On Wednesday evening at Christie's in New York, American artist Jeff Koons's 3-foot-tall sculpture Rabbit (1986) sold for just over $91 million, the highest price ever paid for a work by a living artist. $91 million. Ninety-one million dollars. 91 millones de dólares. Jeeeeeeeeesus.

The cold, vacuous sculpture was bought by art dealer Bob Mnuchin (father of U.S. Treasury Secretary Steven Mnuchin, god) on behalf of a client, Liana Gorman. This $91.1 million price tag edges out a record set last November by David Hockney's Portrait of an Artist (Pool with two figures) (1972) which fetched $90.3 million.

NPR reports:

The stainless steel sculpture is a faceless space bunny, a balloon that's not a balloon. The piece was one of 11 works that were offered from the collection of magazine publisher S.I. Newhouse, the longtime chairman of Condé Nast who died in 2017.

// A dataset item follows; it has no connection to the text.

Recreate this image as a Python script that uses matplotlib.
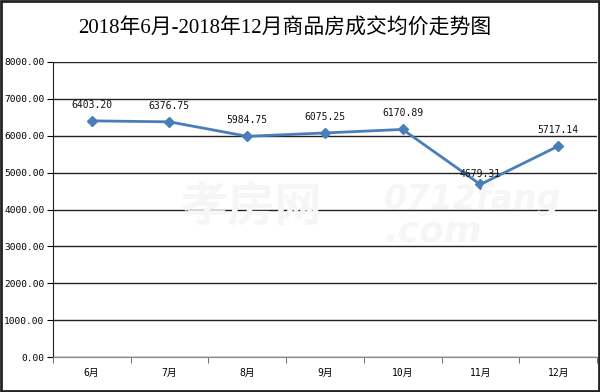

"The work is considered the holy grail of Koons works among certain collecting circles, and the bunny's allure was burnished by the fact that Newhouse was its longtime owner," Artnet writes. "It also received an extraordinary pre-sale display at Christie's with a custom-built room that perched the rabbit on a pedestal surrounded by lighting mimicking a James Turrell installation."

...

The sculpture was cast in 1986 in an edition of just three, plus an artist's proof. The one sold Wednesday was the last one in private hands, with the others in the collections of The Broad Art Foundation in Los Angeles, the Museum of Contemporary Art in Chicago, and the National Museum of Qatar.

The excess! The lack of taste! It's infuriating. Damn—I wish Jeff Koons would retire already.